Thank goodness the NCAA Men’s Basketball Tournament has finally started. I’m not sure I could take much more of the “bracketology” prognostication that’s been consuming sports TV since pairings were announced last Sunday. It’s experts and analytics to the max – Dick Vitale versus Nate Silver.
To followers of college hoops like myself, there’s no shortage of team performance metrics to digest, what with strength of schedule (SOS), ratings percentage index (RPI), basketball power index (BPI), Ken Pomeroy’s college basketball ratings, the Jeff Sagarin ratings – and many more. Analytics gurus run simulations of the tournament based on predictions derived from the ratings to determine their brackets.
Two months ago, I watched a game where one of the announcers opined that “no question the Big 10 is this season’s top conference top to bottom.” His partner whole-heartedly agreed. Me? I wondered whether the power rankings would concur. So I decided to put together a little data set with a snapshot of rpi, bpi and Pomeroy metrics by school and conference to test their “hypothesis”.
It turns out making the data set was a bit more work than I signed up for. The ESPN website offers both rpi and bpi, but in different tables. So I scraped each into a text file, loaded individual R data frames and attempted to join them by school name – only to discover many of the names didn’t match. Michigan State in one, Michigan St. in the other; Southern Methodist in one, SMU in two. And just what is SDSU – San Diego State University, as I initially thought, or South Dakota State University, as intended?

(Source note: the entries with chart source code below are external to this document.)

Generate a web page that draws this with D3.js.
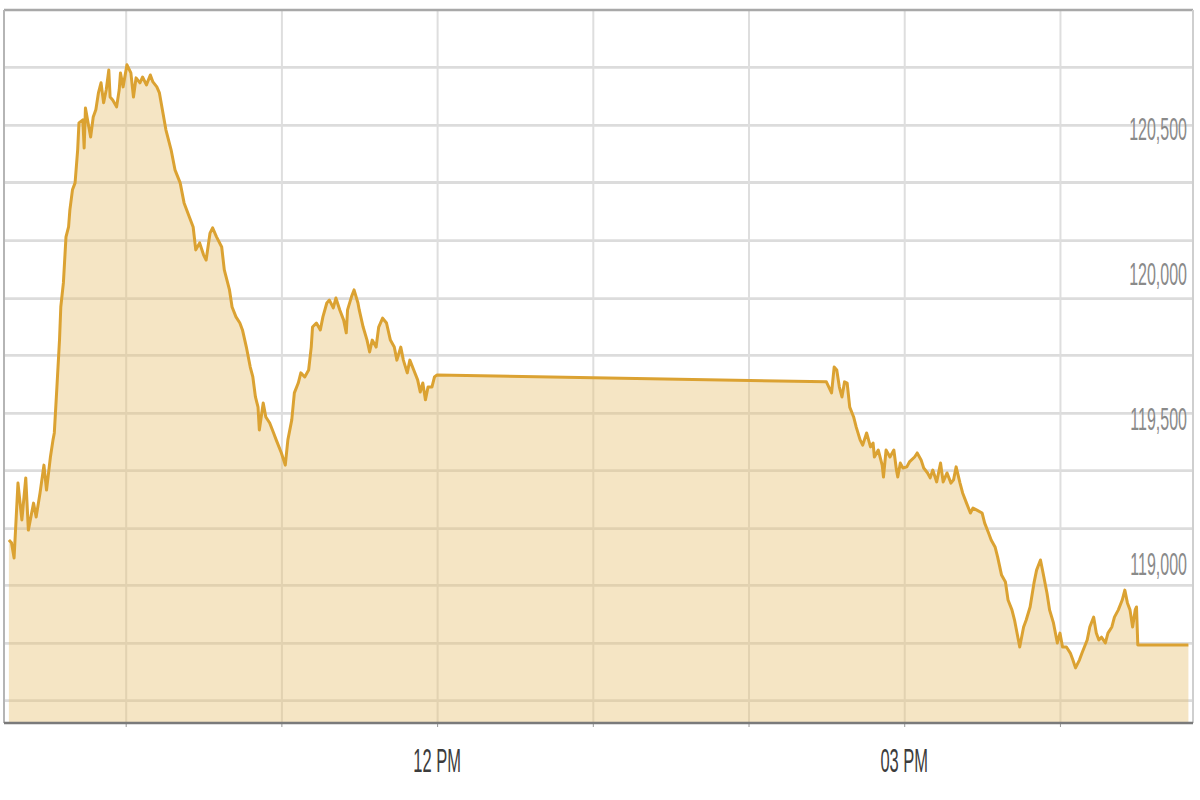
<!DOCTYPE html>
<html><head><meta charset="utf-8">
<script src="https://cdn.jsdelivr.net/npm/d3@7"></script>
<style>html,body{margin:0;padding:0;background:#fff;} svg{display:block;}</style>
</head><body><svg id="chart" width="1200" height="800"></svg>
<script>
const times = ["09:15","09:16","09:17","09:18:30","09:20","09:21:30","09:22:30","09:24:30","09:25:30","09:27","09:28:30","09:29:30","09:31","09:32","09:32:30","09:33:30","09:34:30","09:35","09:36","09:37","09:38","09:38:30","09:39:30","09:40:30","09:41:30","09:42","09:43:30","09:44","09:44:30","09:45:30","09:46:30","09:47:30","09:48:30","09:49:30","09:50:30","09:51:30","09:52:30","09:53:30","09:54","09:55","09:56:30","09:57:30","09:58","09:59","10:00:30","10:02","10:03","10:04","10:05:30","10:06:30","10:08","10:09:30","10:10:30","10:12","10:13","10:14:30","10:15:30","10:17:30","10:19","10:21","10:22:30","10:24:30","10:26","10:27","10:28:30","10:30","10:31","10:32:30","10:33:30","10:35","10:37","10:38","10:40","10:41","10:42:30","10:44","10:45","10:46:30","10:48","10:49","10:50","10:51","10:51:30","10:53","10:54","10:55:30","10:57","10:58","11:00","11:01:30","11:02:30","11:04","11:05","11:06:30","11:07:30","11:09","11:10:30","11:11:30","11:12","11:13:30","11:15","11:16","11:17:30","11:18:30","11:20","11:21","11:22:30","11:24","11:25","11:25:30","11:27","11:28","11:29:30","11:30","11:31:30","11:33","11:34","11:35","11:36:30","11:37:30","11:39","11:40:30","11:42","11:43:30","11:44:30","11:46","11:47","11:48:30","11:49:30","11:51","11:52:30","11:53:30","11:54:30","11:55:30","11:56:30","11:58","11:59","12:00","14:30","14:32","14:33","14:34","14:35","14:36","14:37","14:38","14:39","14:40:30","14:41:30","14:43","14:44","14:45:30","14:47","14:48","14:48:30","14:50","14:51:30","14:52","14:53","14:54:30","14:56","14:57","14:57:30","14:58:30","14:59:30","15:01","15:02","15:04","15:05","15:06:30","15:07:30","15:09","15:10","15:11","15:12:30","15:14","15:15","15:16:30","15:18","15:19","15:20","15:21:30","15:22:30","15:24","15:25:30","15:26:30","15:28","15:30","15:31","15:32:30","15:33:30","15:35","15:36","15:37:30","15:39","15:40","15:41:30","15:42:30","15:44:30","15:46","15:47","15:48:30","15:50","15:51","15:52:30","15:53:30","15:55","15:56","15:57:30","15:59","16:00","16:01","16:02:30","16:04","16:05","16:06","16:07:30","16:08:30","16:10:30","16:11:30","16:13","16:14","16:15","16:16","16:17:30","16:18:30","16:20","16:21","16:22:30","16:24","16:25","16:26","16:27","16:28","16:29","16:29:30","16:30","16:49:30"];
const values = [119083,119073,119021,119279,119152,119297,119117,119210,119162,119245,119341,119255,119369,119428,119452,119610,119772,119886,119969,120128,120162,120221,120290,120314,120428,120521,120531,120434,120572,120521,120472,120541,120566,120624,120659,120590,120634,120703,120610,120600,120576,120634,120693,120645,120721,120693,120610,120676,120659,120679,120652,120686,120662,120645,120624,120548,120497,120428,120359,120314,120245,120197,120162,120083,120107,120066,120048,120141,120159,120128,120093,120014,119945,119886,119852,119831,119807,119748,119679,119645,119576,119541,119462,119555,119507,119486,119452,119428,119383,119341,119428,119497,119590,119624,119659,119645,119669,119748,119817,119831,119807,119852,119900,119910,119883,119917,119876,119841,119797,119876,119921,119945,119900,119876,119817,119772,119731,119772,119748,119817,119848,119831,119772,119748,119703,119748,119703,119659,119703,119669,119635,119593,119624,119566,119610,119610,119645,119652,119628,119590,119679,119669,119610,119576,119628,119624,119541,119507,119472,119428,119410,119452,119404,119417,119369,119393,119341,119300,119393,119369,119393,119324,119300,119348,119331,119335,119352,119369,119383,119359,119331,119314,119297,119324,119283,119348,119283,119314,119279,119290,119335,119279,119245,119210,119176,119193,119186,119176,119141,119107,119083,119059,119024,118962,118938,118876,118842,118807,118714,118783,118807,118852,118935,118979,119014,118969,118900,118842,118797,118728,118762,118714,118714,118693,118669,118642,118669,118693,118738,118783,118817,118762,118738,118748,118728,118762,118783,118817,118842,118876,118910,118866,118842,118783,118842,118852,118721,118721];

const yLabelValues = [119000, 119500, 120000, 120500];
const yGridValues = [118531, 118728, 118928, 119124, 119324, 119521, 119721, 119917, 120117, 120317, 120514, 120714];
const xGridTimes = ["10:00","11:00","12:00","13:00","14:00","15:00","16:00"];
const xLabelTimes = ["12:00","15:00"];
const xDomainTimes = ["09:13:30","16:50:30"];
const yDomain = [118452, 120910];

const parseFull = d3.timeParse("%H:%M:%S");
const parse = s => parseFull(s.length === 5 ? s + ":00" : s);
const data = times.map((t, i) => ({ t: parse(t), v: values[i] }));

const pL = 4, pR = 1193, pT = 10, pB = 723;
const x = d3.scaleTime().domain(xDomainTimes.map(parse)).range([5, 1191]);
const y = d3.scaleLinear().domain(yDomain).range([pB, pT]);

const svg = d3.select("#chart");
const font = "'Liberation Sans', Arial, sans-serif";

// horizontal gridlines
svg.append("g").attr("transform", `translate(${pL},0)`)
  .call(d3.axisLeft(y).tickValues(yGridValues).tickSize(-(pR - pL)).tickFormat(""))
  .call(g => g.select(".domain").remove())
  .call(g => g.selectAll(".tick line").attr("stroke", "#dcdcdc").attr("stroke-width", 2.8));

// vertical gridlines
svg.append("g").attr("transform", `translate(0,${pB})`)
  .call(d3.axisBottom(x).tickValues(xGridTimes.map(parse)).tickSize(-(pB - pT)).tickFormat(""))
  .call(g => g.select(".domain").remove())
  .call(g => g.selectAll(".tick line").attr("stroke", "#dedede").attr("stroke-width", 2));

// small tick marks under the axis
svg.append("g").attr("transform", `translate(0,${pB})`)
  .call(d3.axisBottom(x).tickValues(xGridTimes.map(parse)).tickSize(4).tickFormat(""))
  .call(g => g.select(".domain").remove())
  .call(g => g.selectAll(".tick line").attr("stroke", "#999").attr("stroke-width", 1));

// area
const area = d3.area().x(d => x(d.t)).y0(pB).y1(d => y(d.v));
svg.append("path").datum(data).attr("d", area)
  .attr("fill", "#e8c272").attr("fill-opacity", 0.42);

// line
const line = d3.line().x(d => x(d.t)).y(d => y(d.v));
svg.append("path").datum(data).attr("d", line)
  .attr("fill", "none").attr("stroke", "#dba232").attr("stroke-width", 3)
  .attr("stroke-linejoin", "round");

// frame
svg.append("line").attr("x1", pL).attr("x2", pR).attr("y1", pT).attr("y2", pT)
  .attr("stroke", "#a8a8a8").attr("stroke-width", 2.5);
svg.append("line").attr("x1", pL).attr("x2", pL).attr("y1", pT).attr("y2", pB)
  .attr("stroke", "#b5b5b5").attr("stroke-width", 2);
svg.append("line").attr("x1", pR).attr("x2", pR).attr("y1", pT).attr("y2", pB)
  .attr("stroke", "#cfcfcf").attr("stroke-width", 2);
svg.append("line").attr("x1", pL).attr("x2", pR).attr("y1", pB).attr("y2", pB)
  .attr("stroke", "#7a7a7a").attr("stroke-width", 2.5);

// y labels
const fmt = d3.format(",");
svg.append("g").selectAll("g").data(yLabelValues).join("g")
  .attr("transform", d => `translate(1187,${y(d)}) scale(1,1.95)`)
  .append("text")
  .attr("text-anchor", "end").attr("dominant-baseline", "central")
  .attr("font-family", font).attr("font-size", 16).attr("fill", "#8a8a8a")
  .text(d => fmt(d));

// x labels
const tfmt = d3.timeFormat("%I %p");
svg.append("g").selectAll("g").data(xLabelTimes.map(parse)).join("g")
  .attr("transform", d => `translate(${x(d)},761) scale(1,2.05)`)
  .append("text")
  .attr("text-anchor", "middle").attr("dominant-baseline", "central")
  .attr("font-family", font).attr("font-size", 16.5).attr("fill", "#3c3c3c")
  .text(d => tfmt(d));
</script>
</body></html>
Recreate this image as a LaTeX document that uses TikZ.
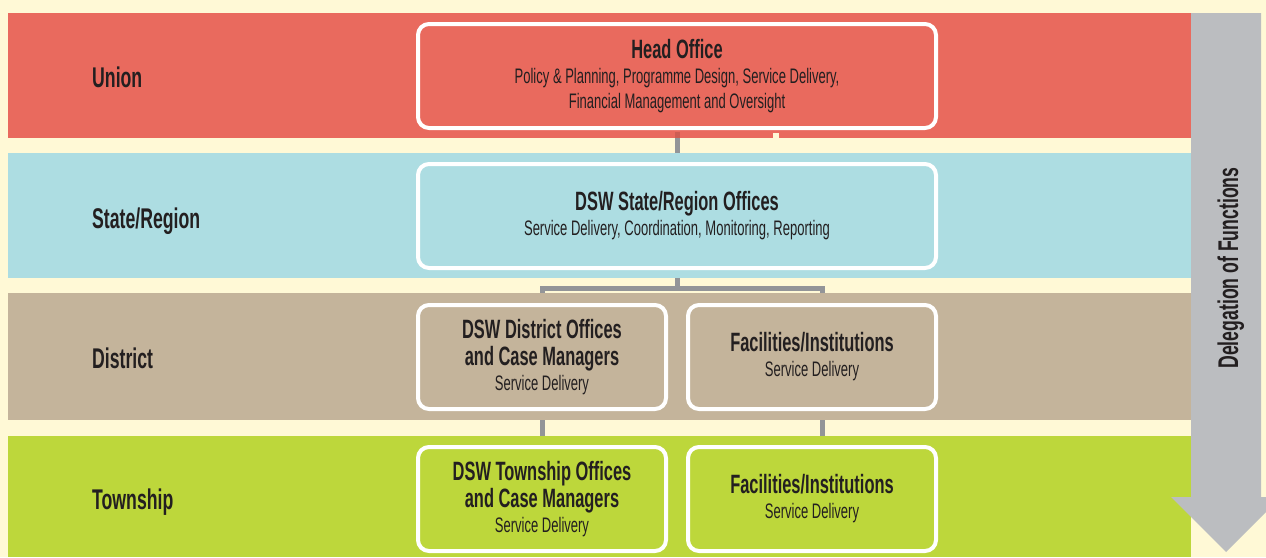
\documentclass[tikz,border=0pt]{standalone}
\usepackage{fontspec}
\setmainfont[FakeStretch=0.62]{Liberation Sans}
\usepackage{tikz}
\usetikzlibrary{positioning}
\definecolor{cream}{HTML}{FFF9D6}
\definecolor{unionred}{HTML}{E96A5E}
\definecolor{stateblue}{HTML}{ADDDE2}
\definecolor{districttan}{HTML}{C4B49B}
\definecolor{townshipgreen}{HTML}{BDD73B}
\definecolor{arrowgrey}{HTML}{BBBDC0}
\definecolor{linkgrey}{HTML}{939598}
\definecolor{ink}{HTML}{231F20}
\pgfdeclarelayer{paper}
\pgfdeclarelayer{back}
\pgfsetlayers{paper,back,main}
\tikzset{
  link/.style      = {draw=linkgrey, line width=5pt},
  tierlabel/.style = {anchor=base west, inner sep=0pt, text=ink, font=\bfseries\fontsize{28.5}{28.5}\selectfont},
  box/.style       = {draw=white, line width=4pt, rounded corners=11pt, align=center, inner sep=0pt, text=ink, font=\fontsize{21}{25}\selectfont},
  widebox/.style   = {box, minimum width=518pt, minimum height=104pt},
  halfbox/.style   = {box, minimum width=248pt, minimum height=104pt},
}
\newcommand{\boxtitle}[1]{{\bfseries\fontsize{26.5}{25}\selectfont #1}}

\begin{document}
\begin{tikzpicture}[x=1pt, y=-1pt]
  \begin{pgfonlayer}{paper}
    \fill[cream] (0,0) rectangle (1266,557);
  \end{pgfonlayer}
  \useasboundingbox (0,0) rectangle (1266,557);
  % tiers
  \fill[unionred]      (8,13)  rectangle (1191,138);
  \fill[stateblue]     (8,153) rectangle (1191,278);
  \fill[districttan]   (8,293) rectangle (1191,420);
  \fill[townshipgreen] (8,436) rectangle (1191,557);
  \fill[cream] (773,133) rectangle (779,138);
  \coordinate (unionfoot) at (0,138);
  \node[tierlabel] (lunion)    at (92,87)  {Union};
  \node[tierlabel] (lstate)    at (92,228) {State/Region};
  \node[tierlabel] (ldistrict) at (92,368) {District};
  \node[tierlabel] (ltownship) at (92,509) {Township};
  % delegation arrow
  \fill[arrowgrey] (1191,13) -- (1261,13) -- (1261,497) -- (1281,497) -- (1226,552)
    -- (1171,497) -- (1191,497) -- cycle;
  \node[rotate=90, anchor=base, inner sep=0pt, text=ink, font=\bfseries\fontsize{28.5}{28.5}\selectfont]
    (deleg) at (1238,268) {Delegation of Functions};
  % offices
  \node[widebox, fill=unionred] (head) at (677,76)
    {\boxtitle{Head Office}\\ Policy \& Planning, Programme Design, Service Delivery,\\ Financial Management and Oversight};
  \node[widebox, fill=stateblue, below=32pt of head] (state)
    {\boxtitle{DSW State/Region Offices}\\ Service Delivery, Coordination, Monitoring, Reporting};
  \node[halfbox, fill=districttan, below right=33pt and 0pt of state.south west] (distoff)
    {\boxtitle{DSW District Offices}\\[2pt] \boxtitle{and Case Managers}\\ Service Delivery};
  \node[halfbox, fill=districttan, right=18pt of distoff] (distfac)
    {\boxtitle{Facilities/Institutions}\\ Service Delivery};
  \node[halfbox, fill=townshipgreen, below=34pt of distoff] (townoff)
    {\boxtitle{DSW Township Offices}\\[2pt] \boxtitle{and Case Managers}\\ Service Delivery};
  \node[halfbox, fill=townshipgreen, right=18pt of townoff] (townfac)
    {\boxtitle{Facilities/Institutions}\\ Service Delivery};
  % links, kept under the tiers
  \coordinate (forkline) at (0,288);
  \coordinate (facdrop) at ([xshift=10pt]distfac.center);
  \draw[link, draw=unionred!88!black] ([yshift=-2pt]head.south) -- (head.south |- unionfoot);
  \begin{pgfonlayer}{back}
    \draw[link] (head) -- (state);
    \draw[link] (state) -- (state |- forkline);
    \draw[link] (distoff) |- (facdrop |- forkline) -- (facdrop);
    \draw[link] (distoff) -- (townoff);
    \draw[link] (facdrop) -- (facdrop |- townfac);
  \end{pgfonlayer}
\end{tikzpicture}
\end{document}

Just two thirds of the 347 school names corresponded. I had to manually connect the disparate one third to create a bridge table linking bpi and rpi. I then scraped the Pomeroy data and similarly bridged them to the bpi-rpi data frame for a consolidated, all-in finale. Somewhat painful.
I sent the data to two colleagues, one of whom isn’t a hoops fan at all. I used R, one used Pentaho and the other deployed Tableau to assess conference performance. Our findings? Each thought the Big 10 and Big East were above the other conferences, but none would anoint the Big 10 tops. Indeed, my colleagues both gave a slight advantage to the Big East. Perhaps the selection committee agreed with us: 8 of the 15 Big East teams were invited as were 7 of 12 from the Big 10. My take? Even as they profess they’re evaluating a conference “top to bottom”, experts are actually over-weighting the highest, say, three quarters of teams in their assessment. Having many really good teams helps more than having a few really bad ones hurts.
For the last eight weeks I’ve looked at even more of the seemingly limitless supply of hoops ratings. My task of ingesting new web sources has been simplified by Microsoft’s nifty Data Explorer Excel add-in. For non-HTML table data, I’m pretty handy with Python. So the Sagarin data’s now in, as is the Nolan power index.
Alas, I think I’ve met my match with what looked at first to be a treasure trove of rankings by Ken Massey. I was feeling pretty good after first securing the 50-some odd metrics with a Python program. When I updated the page and re-ran the program the following week, however, I got no output: the headings I’d coded to select lines of text had been re-ordered, so I had to adjust my script. The following week, another change in page layout sank the program again. It seems I have to make weekly code accommodations to update the data.
These minor frustrations brought to mind the recent Strata talk: “Broad Data: What Happens When the Web of Data Becomes Real,” by James Hendler. Hendler’s obsession is integrating small and broadly-available web data into usable formats. His solution: a little semantics – “meta-data” – for discovery, integration, visualization and extraction. Standards, consistency, organization, and conventions are friends. Amen.